• Task requirements:
Leave out the pictures and print only the lines from the one with "Write a web page that recreates this chart with Plotly.js." through the one with "const idx = years.map((_, i) => i);", exactly as they are.

• Records provided:

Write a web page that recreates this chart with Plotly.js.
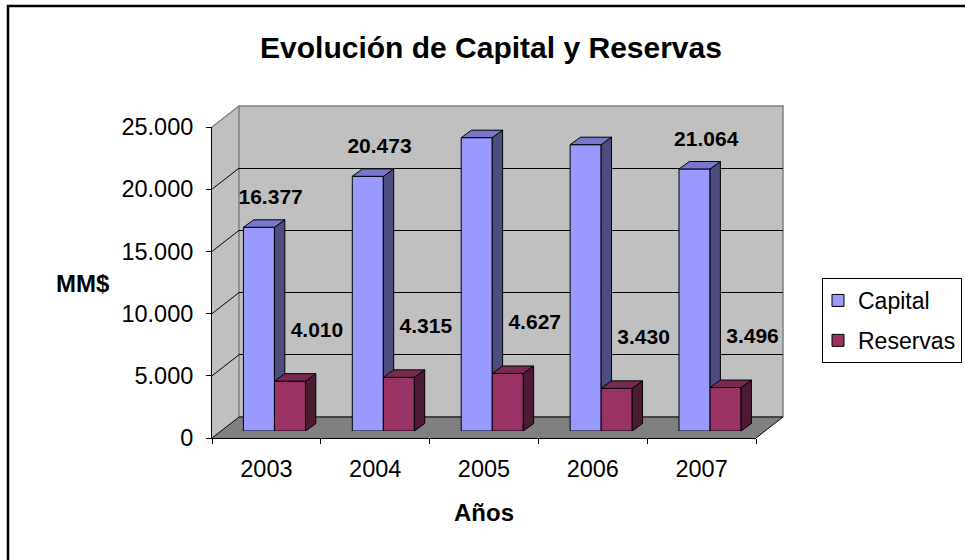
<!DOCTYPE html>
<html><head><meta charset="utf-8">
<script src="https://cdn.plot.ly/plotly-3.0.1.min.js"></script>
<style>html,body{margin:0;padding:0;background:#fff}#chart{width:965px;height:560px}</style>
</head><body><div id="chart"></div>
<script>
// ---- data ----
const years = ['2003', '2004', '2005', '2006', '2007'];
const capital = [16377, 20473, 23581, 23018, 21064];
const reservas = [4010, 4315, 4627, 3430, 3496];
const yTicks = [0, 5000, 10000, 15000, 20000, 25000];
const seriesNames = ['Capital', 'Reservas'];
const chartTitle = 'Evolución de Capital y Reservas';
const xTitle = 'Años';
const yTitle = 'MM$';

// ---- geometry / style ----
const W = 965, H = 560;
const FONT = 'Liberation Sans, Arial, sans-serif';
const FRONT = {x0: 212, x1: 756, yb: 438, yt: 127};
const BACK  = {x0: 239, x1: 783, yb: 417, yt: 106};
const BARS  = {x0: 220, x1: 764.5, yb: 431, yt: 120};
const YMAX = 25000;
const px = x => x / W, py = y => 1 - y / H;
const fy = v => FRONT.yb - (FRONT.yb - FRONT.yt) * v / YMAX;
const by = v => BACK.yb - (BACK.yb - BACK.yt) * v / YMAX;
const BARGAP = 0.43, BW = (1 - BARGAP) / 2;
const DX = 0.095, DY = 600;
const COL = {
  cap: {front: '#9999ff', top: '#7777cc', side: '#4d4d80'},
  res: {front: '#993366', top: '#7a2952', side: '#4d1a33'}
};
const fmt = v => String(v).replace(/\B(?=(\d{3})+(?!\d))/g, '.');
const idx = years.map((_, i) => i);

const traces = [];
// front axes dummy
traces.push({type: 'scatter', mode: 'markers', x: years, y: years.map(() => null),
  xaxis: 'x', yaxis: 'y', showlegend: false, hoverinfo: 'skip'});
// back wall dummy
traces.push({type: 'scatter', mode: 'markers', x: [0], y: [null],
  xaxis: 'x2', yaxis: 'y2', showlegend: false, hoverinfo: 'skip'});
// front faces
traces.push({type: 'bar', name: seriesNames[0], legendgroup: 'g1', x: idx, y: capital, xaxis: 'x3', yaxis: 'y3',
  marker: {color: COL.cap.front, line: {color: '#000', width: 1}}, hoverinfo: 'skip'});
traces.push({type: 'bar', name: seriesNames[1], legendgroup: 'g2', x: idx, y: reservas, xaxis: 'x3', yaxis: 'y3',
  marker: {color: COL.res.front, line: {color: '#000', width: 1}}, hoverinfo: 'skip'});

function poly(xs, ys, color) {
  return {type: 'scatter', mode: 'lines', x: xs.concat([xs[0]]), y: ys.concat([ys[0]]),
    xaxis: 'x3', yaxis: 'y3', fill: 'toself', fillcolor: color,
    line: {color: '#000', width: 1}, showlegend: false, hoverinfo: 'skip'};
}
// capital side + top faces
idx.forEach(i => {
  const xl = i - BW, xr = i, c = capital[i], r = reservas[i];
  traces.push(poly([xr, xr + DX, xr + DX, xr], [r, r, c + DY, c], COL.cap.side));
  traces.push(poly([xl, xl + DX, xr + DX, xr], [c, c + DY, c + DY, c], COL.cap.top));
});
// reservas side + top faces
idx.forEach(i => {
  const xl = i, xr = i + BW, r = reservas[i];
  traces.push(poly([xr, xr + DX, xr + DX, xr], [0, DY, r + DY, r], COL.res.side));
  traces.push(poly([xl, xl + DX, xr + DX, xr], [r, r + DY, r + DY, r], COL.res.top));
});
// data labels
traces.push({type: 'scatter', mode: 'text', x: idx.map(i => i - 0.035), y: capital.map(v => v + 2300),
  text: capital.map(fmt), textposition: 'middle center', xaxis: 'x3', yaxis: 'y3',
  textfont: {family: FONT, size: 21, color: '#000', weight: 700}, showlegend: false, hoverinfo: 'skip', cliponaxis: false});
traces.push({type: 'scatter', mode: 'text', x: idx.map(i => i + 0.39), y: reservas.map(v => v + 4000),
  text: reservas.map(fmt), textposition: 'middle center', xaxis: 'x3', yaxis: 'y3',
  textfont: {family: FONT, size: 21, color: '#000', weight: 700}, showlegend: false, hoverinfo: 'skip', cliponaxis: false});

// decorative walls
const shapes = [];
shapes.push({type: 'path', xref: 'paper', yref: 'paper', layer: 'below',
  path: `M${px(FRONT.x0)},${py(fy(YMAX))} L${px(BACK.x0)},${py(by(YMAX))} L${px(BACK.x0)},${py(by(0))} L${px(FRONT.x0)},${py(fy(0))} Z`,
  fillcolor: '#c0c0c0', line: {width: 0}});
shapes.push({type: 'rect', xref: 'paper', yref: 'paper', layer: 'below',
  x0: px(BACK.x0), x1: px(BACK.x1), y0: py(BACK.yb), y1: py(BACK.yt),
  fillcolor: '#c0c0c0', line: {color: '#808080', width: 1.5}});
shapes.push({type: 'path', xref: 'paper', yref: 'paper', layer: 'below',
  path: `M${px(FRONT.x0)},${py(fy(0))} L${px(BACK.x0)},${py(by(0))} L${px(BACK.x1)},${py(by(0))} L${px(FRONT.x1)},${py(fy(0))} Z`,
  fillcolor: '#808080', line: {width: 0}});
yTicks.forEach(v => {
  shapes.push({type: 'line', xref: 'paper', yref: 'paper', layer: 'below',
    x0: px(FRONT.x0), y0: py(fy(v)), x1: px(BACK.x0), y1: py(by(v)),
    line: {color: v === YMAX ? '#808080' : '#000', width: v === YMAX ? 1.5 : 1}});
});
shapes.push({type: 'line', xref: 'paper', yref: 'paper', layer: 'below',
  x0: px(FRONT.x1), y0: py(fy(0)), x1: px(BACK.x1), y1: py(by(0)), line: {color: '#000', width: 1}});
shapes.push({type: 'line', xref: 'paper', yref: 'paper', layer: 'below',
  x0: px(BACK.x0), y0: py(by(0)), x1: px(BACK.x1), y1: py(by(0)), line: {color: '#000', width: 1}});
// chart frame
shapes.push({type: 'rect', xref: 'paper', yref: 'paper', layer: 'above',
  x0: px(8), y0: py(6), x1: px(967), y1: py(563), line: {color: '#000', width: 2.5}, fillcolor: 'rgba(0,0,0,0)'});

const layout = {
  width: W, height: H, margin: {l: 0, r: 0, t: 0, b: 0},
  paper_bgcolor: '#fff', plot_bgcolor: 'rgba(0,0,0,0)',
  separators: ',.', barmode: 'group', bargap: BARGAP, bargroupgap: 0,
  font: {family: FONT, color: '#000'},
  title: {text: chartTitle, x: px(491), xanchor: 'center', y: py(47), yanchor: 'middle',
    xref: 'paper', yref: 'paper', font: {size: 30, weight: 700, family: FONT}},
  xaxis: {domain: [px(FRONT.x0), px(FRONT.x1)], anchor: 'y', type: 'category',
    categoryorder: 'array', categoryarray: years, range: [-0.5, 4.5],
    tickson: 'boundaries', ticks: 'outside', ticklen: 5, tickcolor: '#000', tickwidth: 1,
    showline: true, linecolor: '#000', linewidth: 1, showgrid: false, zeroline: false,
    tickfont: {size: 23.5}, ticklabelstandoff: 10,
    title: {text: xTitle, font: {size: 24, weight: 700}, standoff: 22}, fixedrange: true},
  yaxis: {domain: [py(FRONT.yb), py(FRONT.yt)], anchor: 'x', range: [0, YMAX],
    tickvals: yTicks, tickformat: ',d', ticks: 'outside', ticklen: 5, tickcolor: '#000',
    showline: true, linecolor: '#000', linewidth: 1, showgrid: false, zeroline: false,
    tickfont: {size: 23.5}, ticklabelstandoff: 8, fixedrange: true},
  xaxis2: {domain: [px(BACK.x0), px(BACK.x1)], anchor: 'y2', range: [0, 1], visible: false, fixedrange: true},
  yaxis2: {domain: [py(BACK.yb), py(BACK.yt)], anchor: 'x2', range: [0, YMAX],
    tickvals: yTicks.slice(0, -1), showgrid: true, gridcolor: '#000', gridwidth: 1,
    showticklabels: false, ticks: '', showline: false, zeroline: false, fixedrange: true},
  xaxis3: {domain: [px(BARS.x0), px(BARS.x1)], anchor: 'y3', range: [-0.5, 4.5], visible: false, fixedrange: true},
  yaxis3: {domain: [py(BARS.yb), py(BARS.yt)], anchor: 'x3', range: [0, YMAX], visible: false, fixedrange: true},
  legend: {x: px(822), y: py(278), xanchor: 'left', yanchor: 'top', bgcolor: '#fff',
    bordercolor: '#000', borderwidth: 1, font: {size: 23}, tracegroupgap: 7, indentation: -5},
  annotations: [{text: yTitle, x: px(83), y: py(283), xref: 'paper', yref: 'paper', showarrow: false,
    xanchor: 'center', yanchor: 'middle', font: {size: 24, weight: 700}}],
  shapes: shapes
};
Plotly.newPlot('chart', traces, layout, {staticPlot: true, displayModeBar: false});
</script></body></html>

...

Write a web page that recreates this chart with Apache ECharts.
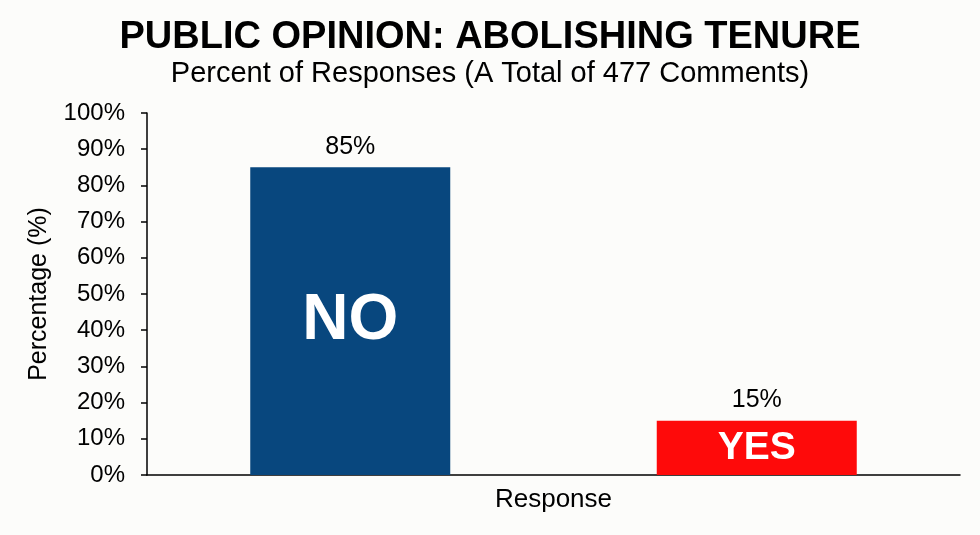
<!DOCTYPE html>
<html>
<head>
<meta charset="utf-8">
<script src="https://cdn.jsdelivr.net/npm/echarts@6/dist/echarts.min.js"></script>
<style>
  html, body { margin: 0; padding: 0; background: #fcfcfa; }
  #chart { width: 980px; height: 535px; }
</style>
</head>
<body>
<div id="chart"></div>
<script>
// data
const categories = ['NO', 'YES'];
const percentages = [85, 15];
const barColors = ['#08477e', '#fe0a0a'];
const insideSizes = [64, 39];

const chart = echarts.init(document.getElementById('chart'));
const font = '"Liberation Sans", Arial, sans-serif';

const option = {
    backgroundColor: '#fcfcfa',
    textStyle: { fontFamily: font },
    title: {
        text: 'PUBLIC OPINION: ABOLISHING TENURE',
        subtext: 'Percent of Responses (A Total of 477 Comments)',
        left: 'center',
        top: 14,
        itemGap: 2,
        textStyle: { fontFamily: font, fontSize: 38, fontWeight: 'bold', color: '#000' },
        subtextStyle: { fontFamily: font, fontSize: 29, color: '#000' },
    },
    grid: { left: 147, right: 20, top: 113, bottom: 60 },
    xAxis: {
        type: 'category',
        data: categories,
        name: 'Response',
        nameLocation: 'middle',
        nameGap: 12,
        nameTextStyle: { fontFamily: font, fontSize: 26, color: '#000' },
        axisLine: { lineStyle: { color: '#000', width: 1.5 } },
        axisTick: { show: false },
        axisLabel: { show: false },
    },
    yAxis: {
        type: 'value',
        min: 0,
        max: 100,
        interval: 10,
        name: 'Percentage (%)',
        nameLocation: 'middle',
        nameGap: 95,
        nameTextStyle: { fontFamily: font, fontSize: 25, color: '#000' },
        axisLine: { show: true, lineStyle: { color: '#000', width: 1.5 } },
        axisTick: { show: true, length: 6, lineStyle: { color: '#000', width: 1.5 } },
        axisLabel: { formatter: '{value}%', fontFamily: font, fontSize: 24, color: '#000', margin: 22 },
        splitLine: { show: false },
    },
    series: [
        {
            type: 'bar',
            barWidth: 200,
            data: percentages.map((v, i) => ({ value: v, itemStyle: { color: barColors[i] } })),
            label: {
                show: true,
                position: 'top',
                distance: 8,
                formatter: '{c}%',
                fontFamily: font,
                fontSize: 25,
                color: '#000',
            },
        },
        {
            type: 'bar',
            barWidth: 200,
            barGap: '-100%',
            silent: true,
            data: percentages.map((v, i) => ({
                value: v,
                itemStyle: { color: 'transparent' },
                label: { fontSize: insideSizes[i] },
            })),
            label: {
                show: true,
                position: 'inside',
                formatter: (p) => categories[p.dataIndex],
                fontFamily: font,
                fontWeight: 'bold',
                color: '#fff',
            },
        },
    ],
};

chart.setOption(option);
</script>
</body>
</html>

• Complete output:
Write a web page that recreates this chart with Plotly.js.
<!DOCTYPE html>
<html><head><meta charset="utf-8">
<script src="https://cdn.plot.ly/plotly-3.0.1.min.js"></script>
<style>html,body{margin:0;padding:0;background:#fff}#chart{width:965px;height:560px}</style>
</head><body><div id="chart"></div>
<script>
// ---- data ----
const years = ['2003', '2004', '2005', '2006', '2007'];
const capital = [16377, 20473, 23581, 23018, 21064];
const reservas = [4010, 4315, 4627, 3430, 3496];
const yTicks = [0, 5000, 10000, 15000, 20000, 25000];
const seriesNames = ['Capital', 'Reservas'];
const chartTitle = 'Evolución de Capital y Reservas';
const xTitle = 'Años';
const yTitle = 'MM$';

// ---- geometry / style ----
const W = 965, H = 560;
const FONT = 'Liberation Sans, Arial, sans-serif';
const FRONT = {x0: 212, x1: 756, yb: 438, yt: 127};
const BACK  = {x0: 239, x1: 783, yb: 417, yt: 106};
const BARS  = {x0: 220, x1: 764.5, yb: 431, yt: 120};
const YMAX = 25000;
const px = x => x / W, py = y => 1 - y / H;
const fy = v => FRONT.yb - (FRONT.yb - FRONT.yt) * v / YMAX;
const by = v => BACK.yb - (BACK.yb - BACK.yt) * v / YMAX;
const BARGAP = 0.43, BW = (1 - BARGAP) / 2;
const DX = 0.095, DY = 600;
const COL = {
  cap: {front: '#9999ff', top: '#7777cc', side: '#4d4d80'},
  res: {front: '#993366', top: '#7a2952', side: '#4d1a33'}
};
const fmt = v => String(v).replace(/\B(?=(\d{3})+(?!\d))/g, '.');
const idx = years.map((_, i) => i);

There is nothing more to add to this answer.